Now, that doesn’t mean scientists or anyone can believe whatever they want. For example, you can’t say that climate change isn’t happening because that is just a conclusion scientists “prefer” to believe. Once you have accepted a particular framework for interpreting information and translating that into language, you are not free to come to conclusions that contradict the facts. In most cases, we have all bought into a particular framework already, been inculcated into it from birth, and only isolated tribes with no written language have a truly different way of seeing the world, and even then they are still human.
No, these frameworks are not obvious in the hard sciences and few of us would be comfortable rejecting the abstract logic that we have come to know and love. They become much more pronounced, however, in the “soft” sciences like sociology, psychology, economics, and especially the humanities, including anthropology and history, which are open to interpretation and definitions are not agreed upon. This is where post-modernism truly thrives.
It may be true that mathematics exists somewhere within that walled city, but we have no access to it. We can only access the mathematics that exists outside on the plain, in the world of consciousness. We can share this with each other because of our shared evolution and culture, but we cannot really know what it is like not to be us, so we cannot be sure that a truly alien species, even one on our own planet, shares our way of seeing the universe. We don’t have the ability to deviate from the frameworks that we have evolved to accept, but we do have the ability to question definitions and frameworks imposed upon us. That is the gift of post-modernist thinking.

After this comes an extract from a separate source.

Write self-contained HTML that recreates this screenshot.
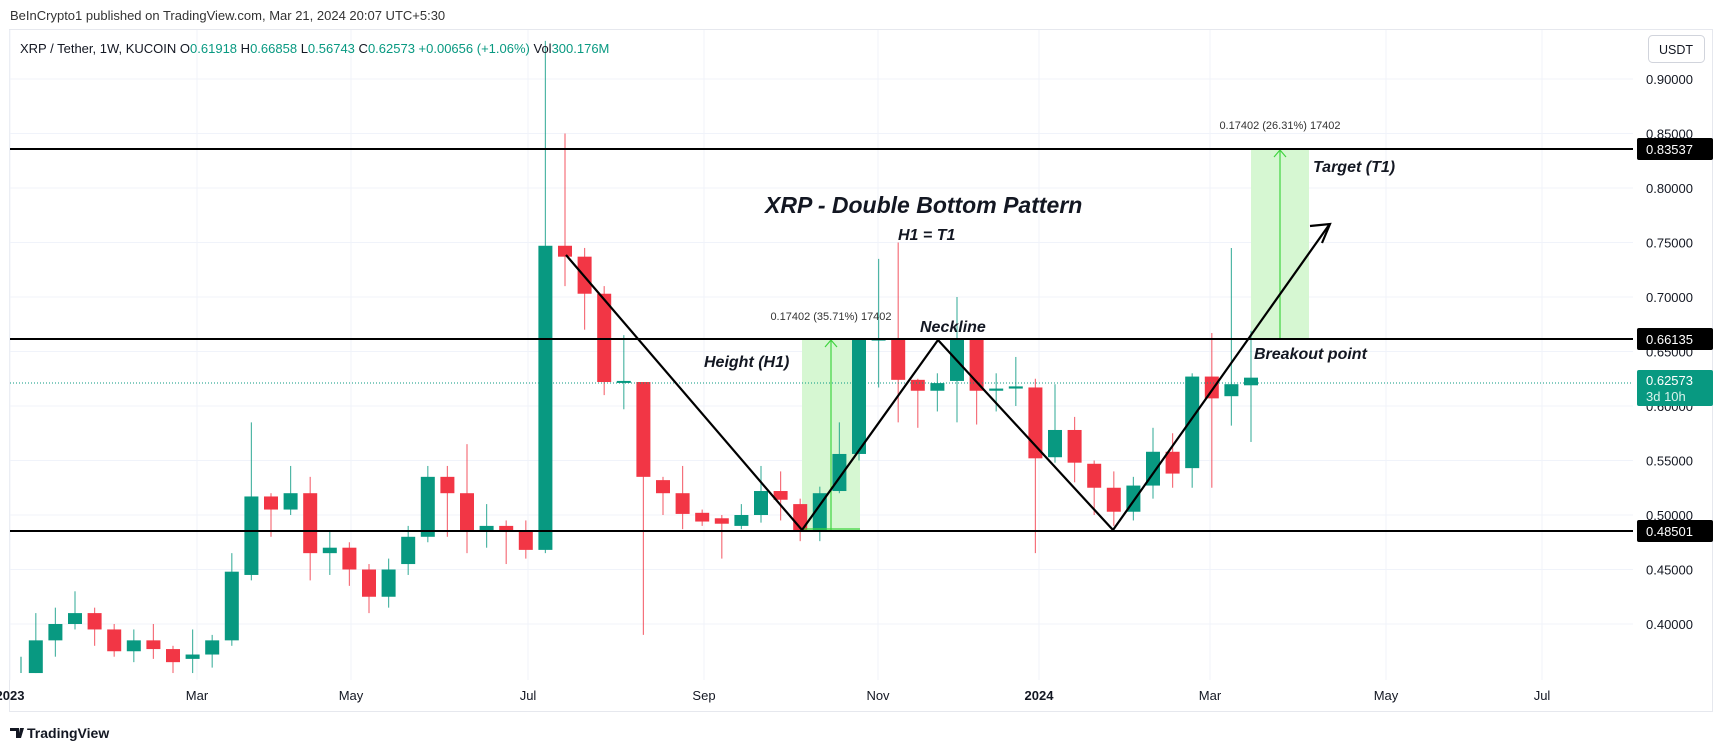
<!DOCTYPE html>
<html><head><meta charset="utf-8"><style>
html,body{margin:0;padding:0;background:#fff;width:1722px;height:752px;overflow:hidden}
svg{display:block}
text{font-family:"Liberation Sans",sans-serif}
</style></head><body>
<svg id="c" width="1722" height="752" xmlns="http://www.w3.org/2000/svg">
<rect width="1722" height="752" fill="#fff"/>
<text x="10" y="20" font-size="13" fill="#333">BeInCrypto1 published on TradingView.com, Mar 21, 2024 20:07 UTC+5:30</text>
<rect x="9.5" y="29.5" width="1703" height="682" fill="none" stroke="#e6e8ee"/>
<g id="grid"></g>
<g id="boxes"></g>
<g id="candles"></g>
<g id="draw"></g>
<text x="20" y="53" font-size="13" fill="#131722">XRP / Tether, 1W, KUCOIN <tspan fill="#131722">O</tspan><tspan fill="#089981">0.61918</tspan> <tspan fill="#131722">H</tspan><tspan fill="#089981">0.66858</tspan> <tspan fill="#131722">L</tspan><tspan fill="#089981">0.56743</tspan> <tspan fill="#131722">C</tspan><tspan fill="#089981">0.62573 +0.00656 (+1.06%)</tspan> <tspan fill="#131722">Vol</tspan><tspan fill="#089981">300.176M</tspan></text>
<rect x="1648.5" y="35.5" width="56" height="27" rx="4" fill="#fff" stroke="#d1d4dc"/>
<text x="1676" y="54" font-size="12.5" fill="#131722" text-anchor="middle">USDT</text>
<g transform="translate(10,726)"><path d="M0 2h9v10h-3v-7h-6z M10 2h4l-3 10h-3z" fill="#131722"/></g>
<text x="27" y="738" font-size="14" font-weight="bold" fill="#131722">TradingView</text>
</svg>
<script>
const NS="http://www.w3.org/2000/svg";
function el(p,t,a,txt){const e=document.createElementNS(NS,t);for(const k in a)e.setAttribute(k,a[k]);if(txt!==undefined)e.textContent=txt;document.getElementById(p).appendChild(e);return e;}
const Y=p=>515-1090*(p-0.5);
for(let p=0.40;p<=0.901;p+=0.05){const y=Y(p);el('grid','line',{x1:10,x2:1633,y1:y,y2:y,stroke:'#f0f3fa','stroke-width':1});}
const months=[[10,'2023',1],[197,'Mar'],[351,'May'],[528,'Jul'],[704,'Sep'],[878,'Nov'],[1039,'2024',1],[1210,'Mar'],[1386,'May'],[1542,'Jul']];
months.forEach(m=>{el('grid','line',{x1:m[0],x2:m[0],y1:30,y2:680,stroke:'#f0f3fa'});
 el('grid','text',{x:m[0],y:700,'font-size':13,fill:'#131722','text-anchor':'middle','font-weight':m[2]?'bold':'normal'},m[1]);});
for(let p=0.40;p<=0.901;p+=0.05){el('grid','text',{x:1646,y:Y(p)+5,'font-size':13,fill:'#131722'},p.toFixed(5));}
const C=[[0.355,0.41,0.355,0.385],[0.385,0.415,0.37,0.40],[0.40,0.43,0.395,0.41],[0.41,0.415,0.38,0.395],[0.395,0.40,0.37,0.375],[0.375,0.395,0.365,0.385],[0.385,0.40,0.368,0.377],[0.377,0.38,0.355,0.365],[0.368,0.395,0.355,0.372],[0.372,0.39,0.36,0.385],
[0.385,0.465,0.38,0.448],[0.445,0.585,0.44,0.517],[0.517,0.52,0.48,0.505],[0.505,0.545,0.50,0.52],[0.52,0.535,0.44,0.465],[0.465,0.485,0.445,0.47],[0.47,0.475,0.435,0.45],[0.45,0.455,0.41,0.425],[0.425,0.46,0.415,0.45],[0.455,0.49,0.445,0.48],
[0.48,0.545,0.475,0.535],[0.535,0.545,0.48,0.52],[0.52,0.565,0.465,0.485],[0.485,0.51,0.47,0.49],[0.49,0.495,0.455,0.485],[0.485,0.495,0.46,0.468],[0.468,0.935,0.465,0.747],[0.747,0.85,0.71,0.737],[0.737,0.745,0.67,0.703],[0.703,0.71,0.61,0.622],
[0.622,0.665,0.597,0.623],[0.622,0.62,0.39,0.535],[0.532,0.535,0.50,0.52],[0.52,0.545,0.487,0.501],[0.502,0.505,0.49,0.494],[0.497,0.50,0.46,0.492],[0.49,0.51,0.487,0.50],[0.50,0.545,0.493,0.522],[0.522,0.54,0.495,0.514],[0.51,0.515,0.476,0.485],
[0.485,0.526,0.476,0.52],[0.522,0.585,0.52,0.556],[0.556,0.662,0.55,0.662],[0.66,0.735,0.617,0.662],[0.661,0.75,0.585,0.624],[0.624,0.625,0.58,0.614],[0.614,0.63,0.595,0.621],[0.623,0.70,0.585,0.661],[0.661,0.661,0.583,0.614],[0.614,0.63,0.595,0.616],
[0.616,0.645,0.60,0.618],[0.617,0.625,0.465,0.552],[0.553,0.62,0.548,0.578],[0.578,0.59,0.53,0.548],[0.547,0.55,0.50,0.525],[0.525,0.54,0.49,0.503],[0.503,0.535,0.495,0.527],[0.527,0.58,0.515,0.558],[0.558,0.575,0.525,0.538],[0.543,0.63,0.525,0.627],
[0.627,0.667,0.525,0.607],[0.609,0.745,0.582,0.62],[0.619,0.669,0.567,0.626]];
const N=C.length;
el('candles','line',{x1:21,x2:21,y1:Y(0.37),y2:Y(0.355),stroke:'#089981'});
C.forEach((c,i)=>{const x=1251-(N-1-i)*19.6;const [o,h,l,cl]=c;const col=cl>=o?'#089981':'#f23645';
 el('candles','line',{x1:x,x2:x,y1:Y(h),y2:Y(l),stroke:col,'stroke-width':1.2,opacity:0.7});
 const t=Y(Math.max(o,cl)),b=Y(Math.min(o,cl));el('candles','rect',{x:x-7,y:t,width:14,height:Math.max(2,b-t),fill:col});});
const D='draw';
el('boxes','rect',{x:802,y:339,width:58,height:191,fill:'#d6f7d2'});
el('boxes','rect',{x:1251,y:149,width:58,height:190,fill:'#d6f7d2'});
el(D,'line',{x1:831,x2:831,y1:530,y2:341,stroke:'#3fd43f','stroke-width':1.2});
el(D,'path',{d:'M825 347 L831 340 L837 347',fill:'none',stroke:'#3fd43f','stroke-width':1.2});
el(D,'line',{x1:1280,x2:1280,y1:339,y2:151,stroke:'#3fd43f','stroke-width':1.2});
el(D,'path',{d:'M1274 157 L1280 150 L1286 157',fill:'none',stroke:'#3fd43f','stroke-width':1.2});
el(D,'line',{x1:802,x2:860,y1:529,y2:529,stroke:'#3fd43f','stroke-width':1.2});
[149,339,531].forEach(y=>el(D,'line',{x1:10,x2:1633,y1:y,y2:y,stroke:'#000','stroke-width':2}));
el(D,'line',{x1:10,x2:1633,y1:383,y2:383,stroke:'#089981','stroke-width':1,'stroke-dasharray':'1 2'});
el(D,'polyline',{points:'566,255 802,530 938,340 1113,530 1329,225',fill:'none',stroke:'#000','stroke-width':2.2});
el(D,'path',{d:'M1310 226 L1330 224 L1322 243',fill:'none',stroke:'#000','stroke-width':2.2});
el(D,'text',{x:831,y:320,'font-size':11,fill:'#333','text-anchor':'middle'},'0.17402 (35.71%) 17402');
el(D,'text',{x:1280,y:129,'font-size':11,fill:'#333','text-anchor':'middle'},'0.17402 (26.31%) 17402');
const bi={'font-weight':'bold','font-style':'italic',fill:'#131722'};
function T(x,y,s,t){el(D,'text',Object.assign({x:x,y:y,'font-size':s},bi),t);}
T(765,213,23,'XRP - Double Bottom Pattern');
T(898,240,16,'H1 = T1');
T(920,332,16,'Neckline');
T(704,367,16,'Height (H1)');
T(1313,172,16,'Target (T1)');
T(1254,359,16,'Breakout point');
[[149,'0.83537'],[339,'0.66135'],[531,'0.48501']].forEach(b=>{el(D,'rect',{x:1637,y:b[0]-11,width:76,height:22,rx:2,fill:'#000'});el(D,'text',{x:1646,y:b[0]+5,'font-size':13,fill:'#fff'},b[1]);});
el(D,'rect',{x:1637,y:370,width:76,height:36,rx:2,fill:'#089981'});
el(D,'text',{x:1646,y:385,'font-size':13,fill:'#fff'},'0.62573');
el(D,'text',{x:1646,y:401,'font-size':13,fill:'#d8f3ec'},'3d 10h');
</script>
</body></html>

In this way, consciousness can be said to be our universe, our all. Anything that we are not conscious of does not exist for us. Our minds have given us tools to navigate and understand the world in the form of useful concepts: numbers, direction, size, and so on. We have over the centuries built this into a mighty edifice of thought, but we cannot confuse the bricks and mortar of thought for reality itself. We are not in the world. The world is in us.